By Jim Wells
Jason Olmstead considered the question, rolling it across his memory without stopping anywhere specific, trying to pinpoint when his life changed so dramatically.
“I guess it was three or four years ago,’’ he said.
The query under consideration was when quarter horse training expanded for him and his wife, Amber Blair, from a daily job to something approaching corporate responsibility, from a barn with 20 horses to one with 50 or 60, from a couple of hotwalkers or grooms to an employee list. “When you have have as many horses as we do, you need a lot of help.’’
He was considering the question in context with Sunday’s $54,400 North Central Quarter Horse Racing Assn. Futurity, a race in which he will saddle six of the 10 starters.
“It’s the other four I’m worried about,’’ he said in characteristic trainer speak, in this case with good reason according to one of his competitors in the race, Bob Johnson.
“There’s not a length that separates these 10 horses,’’ Johnson said.
Nonetheless, Olmstead hopes to score well in this one. “Hopefully we can finish this thing out and get a big chuck of this futurity,’’ he said. The Futurity brings the close of the quarter horse racing season one step closer. The season concludes with racing next week and then the Derby and Futurity as part of the Minnesota Festival of Racing on Aug. 21.
Olmstead, meanwhile, is leading his colleagues in pursuit of his second consecutive training title, three in front of Johnson. “It’s been a busy summer, a pretty good summer,’’ he said. “When you get a first and a second in the Northlands and qualify six to this futurity that’s something that doesn’t happen every day.

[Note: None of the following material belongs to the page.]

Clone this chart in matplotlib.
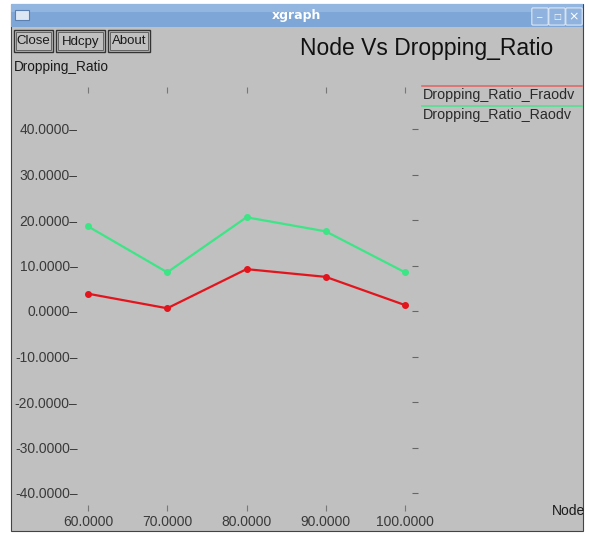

You have to enjoy it when it does.’’
As the current meet winds down, Olmstead is already making plans to begin shipping to Prairie Meadows in Iowa as he works his way south again to Oklahoma.
“We’ll puddle jump our way home,’’ he said.
The stop in Shakopee has become one he and his family anticipate each summer. “We’ve been coming to Canterbury for a long time and we’ve always held our own,’’ he said. “In the last couple of years we’ve come full circle.’’
He’d like to claim another training title, although titles don’t pay the freight. A good business takes priority over such accolades any time.
“Being leading trainer is all fine and dandy,’’ he said. “But a lot of things have to fall your way. You have to have the numbers to make a true run at leading trainer, the horses have to perform, the races have to set up your way…there are so many things.’’
His success in Shakopee is a direct result of improving the stock he needs to compete elsewhere. “We’ve been buying horses to compete in Oklahoma,’’ Olmstead said, “and we’ve bringing some of those caliber horses up here.’’
Not only has the Olmstead barn tripled in size the last few years, the season has expanded as well. “January and February were the only two months we didn’t race in the last year,’’ he said.
There are no breaks during those breaks however. “No, there are babies to break and plenty else to do,’’ Olmstead concluded.
SPRINTING FOR LOCAL RECORDS
Anticipation settled in like a low slung cloud before this race, enveloping everything beneath it. “This should be a stakes race,’’ one observer noted. “We don’t get one like this very often,’’ said another.
Bourbon County and Hold for More, two state-breds, two of Minnesota’s own. Bourbon County, sixth best in all-time earnings at Canterbury. Hold for More, the reigning horse of the year in Shakopee.
Would they fight or were they more interested in sparring, working into condition for Minnesota Festival of Champions in two weeks.
They weren’t the only runners in this one.
Hold for More was sent off at 7/2 and Bourbon County at 2-1 and Candy Ruby was an 8/5 choice. Yet it was Vestibule, ridden by Larren Delorme and trained by Tim Padilla that took this one, in very swift fashion, clocking fractions of 21:45 for the first quarter and 43:95 for the half mile, with a winning time of 1:09.39. Candy Ruby was next and Hold for More got there for show.